For my last meal I’d want to eat with my maternal grandmother, who died in 2009. She was the loveliest human being. I always felt like a foreigner wherever I lived but whenever I visited Aleppo my grandmother would always make me feel like I was home. It didn’t matter how long I’d been away or who else was there calling me ‘Hala the American’ or whatever. I would also like Teddy Roosevelt to be there. He seems like the most fun person in the world: he had 25 animals in the White House and five kids under the age of 10. He was inaugurated when he was 39. I’d love to hear Teddy Roosevelt’s thoughts on Donald Trump. That would be a good one. I’d have my grandmother and Teddy Roosevelt, I think. They’d get on great.

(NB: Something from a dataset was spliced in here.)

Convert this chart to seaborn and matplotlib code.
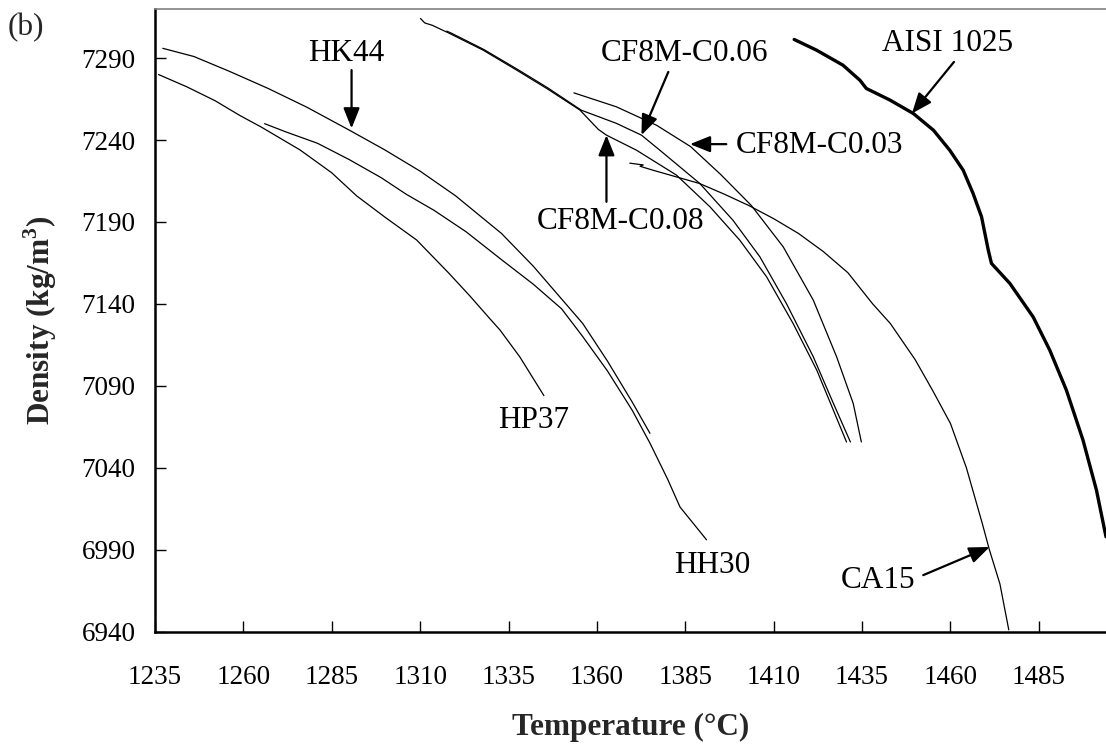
import numpy as np
import pandas as pd
import matplotlib
matplotlib.use("Agg")
import matplotlib.pyplot as plt
import seaborn as sns

# Density vs temperature curves for cast alloys (kg/m^3 vs degC)
hk44_t = [1237.2, 1246, 1256, 1267, 1278, 1290, 1300, 1310, 1320, 1333, 1342, 1350, 1356, 1363, 1370, 1375]
hk44_rho = [7296, 7291, 7282, 7271.5, 7260, 7246, 7234, 7221, 7206, 7183, 7163, 7143, 7128, 7105, 7080, 7061]

hp37_t = [1236, 1244, 1252, 1259, 1265, 1276, 1285, 1292, 1300, 1309, 1318, 1324, 1329.7, 1332.6, 1338.2, 1345]
hp37_rho = [7280, 7272.5, 7264, 7255, 7248, 7234, 7220, 7206, 7193, 7179, 7159, 7145, 7131, 7124, 7107.6, 7084]

hh30_t = [1266, 1272, 1281, 1290, 1299, 1306, 1314, 1323, 1333, 1342, 1350, 1356, 1363, 1370, 1375, 1380, 1383.5, 1391]
hh30_rho = [7250, 7245, 7238, 7228, 7217, 7207, 7197, 7184, 7167, 7152, 7137, 7120, 7099, 7075, 7055, 7033, 7016, 6996]

cf8m08_t = [1310.1, 1311.3, 1313.5, 1318.4, 1327.8, 1337.3, 1345.8, 1355.2, 1360.4, 1362.7, 1371.2, 1382.5,
            1392, 1400.4, 1408, 1415.5, 1422.2, 1426.9, 1430.6]
cf8m08_rho = [7314.2, 7311.5, 7310, 7305, 7294.9, 7282.7, 7271.5, 7258.3, 7246.5, 7243, 7233.8, 7218.6,
              7199.2, 7178.9, 7156.5, 7128, 7099.5, 7075, 7055.7]

cf8m06_t = [1317.5, 1318.6, 1328, 1337.5, 1346, 1355.6, 1365.5, 1372.6, 1377.8, 1389.1, 1398.5, 1406.1,
            1413.6, 1421.2, 1426.9, 1431.7]
cf8m06_rho = [7306.5, 7305.5, 7295.3, 7283.2, 7272, 7258.2, 7250.2, 7243, 7233.8, 7213.5, 7191, 7168.7,
              7140.2, 7107.7, 7079.2, 7055.7]

cf8m03_t = [1353.5, 1365.5, 1376.9, 1386.5, 1395, 1403.7, 1412.7, 1421.2, 1427.8, 1432.5, 1434.8]
cf8m03_rho = [7268.8, 7260.3, 7249, 7236, 7219, 7200, 7174.8, 7142.3, 7107.7, 7079.2, 7055.7]

ca15_t = [1369.3, 1373.1, 1372.2, 1376, 1382.5, 1389, 1396, 1403, 1410, 1417, 1424, 1431, 1438, 1443,
          1450, 1455, 1460, 1464.5, 1469, 1471, 1474, 1476.5]
ca15_rho = [7225.9, 7224.8, 7224.0, 7221.5, 7217.5, 7213.5, 7207, 7200, 7192, 7183, 7172, 7159, 7140, 7128,
            7106, 7087, 7067, 7040, 7006, 6990, 6969, 6941]

aisi_t = [1415.8, 1422.1, 1429.6, 1434.4, 1436.2, 1442.9, 1449.5, 1455.2, 1459.8, 1463.6, 1466.4, 1468.8,
          1470.7, 1471.6, 1476.8, 1483.4, 1488.1, 1492.8, 1497.5, 1501.3, 1504]
aisi_rho = [7301.4, 7294.9, 7285.7, 7276.5, 7271.5, 7264.4, 7256.2, 7246, 7233.8, 7221.6, 7207.4, 7193.1,
            7172.8, 7164.7, 7152.5, 7132, 7111.7, 7087.3, 7056.8, 7026.3, 6997.8]

x_ticks = [1235, 1260, 1285, 1310, 1335, 1360, 1385, 1410, 1435, 1460, 1485]
y_ticks = [6940, 6990, 7040, 7090, 7140, 7190, 7240, 7290]

series = [
    ("HK44", hk44_t, hk44_rho),
    ("HP37", hp37_t, hp37_rho),
    ("HH30", hh30_t, hh30_rho),
    ("CF8M-C0.08", cf8m08_t, cf8m08_rho),
    ("CF8M-C0.06", cf8m06_t, cf8m06_rho),
    ("CF8M-C0.03", cf8m03_t, cf8m03_rho),
    ("CA15", ca15_t, ca15_rho),
    ("AISI 1025", aisi_t, aisi_rho),
]
df = pd.concat(
    [pd.DataFrame({"alloy": name, "T": t, "rho": r, "order": np.arange(len(t))}) for name, t, r in series],
    ignore_index=True,
)

sns.set_theme(style="ticks")
plt.rcParams["font.family"] = ["Liberation Serif", "DejaVu Serif"]
plt.rcParams["mathtext.fontset"] = "custom"
plt.rcParams["mathtext.rm"] = "Liberation Serif"
plt.rcParams["mathtext.bf"] = "Liberation Serif:bold"
plt.rcParams["lines.solid_joinstyle"] = "round"

fig = plt.figure(figsize=(11.06, 7.47), dpi=100)
ax = fig.add_axes([155 / 1106, 1 - 631.5 / 747, 1 - 155 / 1106, (631.5 - 9) / 747])

for name, _, _ in series:
    sub = df[df["alloy"] == name]
    sns.lineplot(data=sub, x="T", y="rho", sort=False, estimator=None, ax=ax,
                 color="black", lw=2.4 if name == "AISI 1025" else 0.9, legend=False)

ax.set_xlim(1235, 1504)
ax.set_ylim(6940, 7320)
ax.set_xticks(x_ticks)
ax.set_yticks(y_ticks)
ax.set_xlabel("")
ax.set_ylabel("")
ax.tick_params(axis="both", direction="in", length=8, width=1, colors="black", labelsize=19.5)
ax.tick_params(axis="x", pad=24)
ax.tick_params(axis="y", pad=14)

for s in ["left", "bottom"]:
    ax.spines[s].set_linewidth(1.8)
    ax.spines[s].set_color("black")
ax.spines["top"].set_color("#808080")
ax.spines["top"].set_linewidth(1.2)
ax.spines["right"].set_visible(False)

fs = 22.5
labels = [
    ("HK44", 1289.2, 7292.9),
    ("CF8M-C0.06", 1384.7, 7292.9),
    ("CF8M-C0.08", 1366.7, 7190.0),
    ("CF8M-C0.03", 1422.9, 7236.9),
    ("AISI 1025", 1459.2, 7299.0),
    ("CA15", 1439.6, 6971.3),
    ("HP37", 1342.0, 7069.0),
    ("HH30", 1392.6, 6980.5),
]
for txt, x, y in labels:
    ax.text(x, y, txt, fontsize=fs, ha="center", va="center", color="black")

arrows = [
    ((1290.6, 7282.7), (1290.6, 7247.1)),
    ((1380.2, 7281.6), (1372.6, 7243.0)),
    ((1362.7, 7202.3), (1362.7, 7243.0)),
    ((1396.6, 7237.5), (1386.3, 7237.5)),
    ((1461.0, 7287.7), (1449.1, 7256.2)),
    ((1452.3, 6974.4), (1471.1, 6991.6)),
]
for start, tip in arrows:
    ax.annotate("", xy=tip, xytext=start,
                arrowprops=dict(arrowstyle="-|>,head_length=0.55,head_width=0.22",
                                lw=1.6, color="black", shrinkA=0, shrinkB=0,
                                mutation_scale=fs))

fig.text(8 / 1106, 1 - 28 / 747, "(b)", fontsize=fs, ha="left", va="center")
fig.text((155 + 1106) / 2 / 1106, 1 - 727 / 747, "Temperature (°C)", fontsize=fs,
         fontweight="bold", ha="center", va="center")
fig.text(40 / 1106, 1 - 320 / 747, r"Density (kg/m$^\mathbf{3}$)", fontsize=fs,
         fontweight="bold", ha="center", va="center", rotation=90)

fig.savefig("out.png", dpi=100)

I’m not very spiritual but what I find most touching, moving and inspirational are small acts of human kindness. Individually, human beings are very rarely horrible. Given the opportunity, people are usually kind and generous. When reporting from warzones, those are the little moments when there is a reason to be hopeful.”

Profile:
Gorani is an anchor and London-based correspondent for CNN International. Born in Seattle, she is of Syrian descent and moved to Paris aged six with her mother. She landed a job as an anchor at Bloomberg in London at the age of 26. She’s since clocked up 18 years of reporting at CNN – from countless conflicts and warzones throughout the Middle East and beyond – and won acclaim for her coverage of the Arab Spring uprisings and Haitian earthquake in 2010. Despite admitting over lunch a purported lack of “ambition to be a broadcast journalist” while at school, she’s host of The World Right Now with Hala Gorani, which airs Monday to Friday at 21.00 CET on CNN.

Venue:
Gorani’s venue for her “final” feast is Maroush Gardens, near Edgware Road in central London. It’s a dated but delightful Lebanese affair complete with a water fountain; Gorani has frequented it for the past decade. Service chef Azedine Mahfouf joined the Maroush group as a pot washer in 1983 and insists that “the menu hasn’t really changed but London has”. Founded in 1981, the Maroush group has 14 other restaurants around the city.
1 Connaught Street
maroush.com

Menu
To eat:

Hummus, moutabal (baba ganoush), tabbouleh, fattoush salad, muhammara (a nutty pepper dip), kibbeh shameyieh (minced meat with bulgar wheat), falafel and halloumi cheese, and a mixed grill.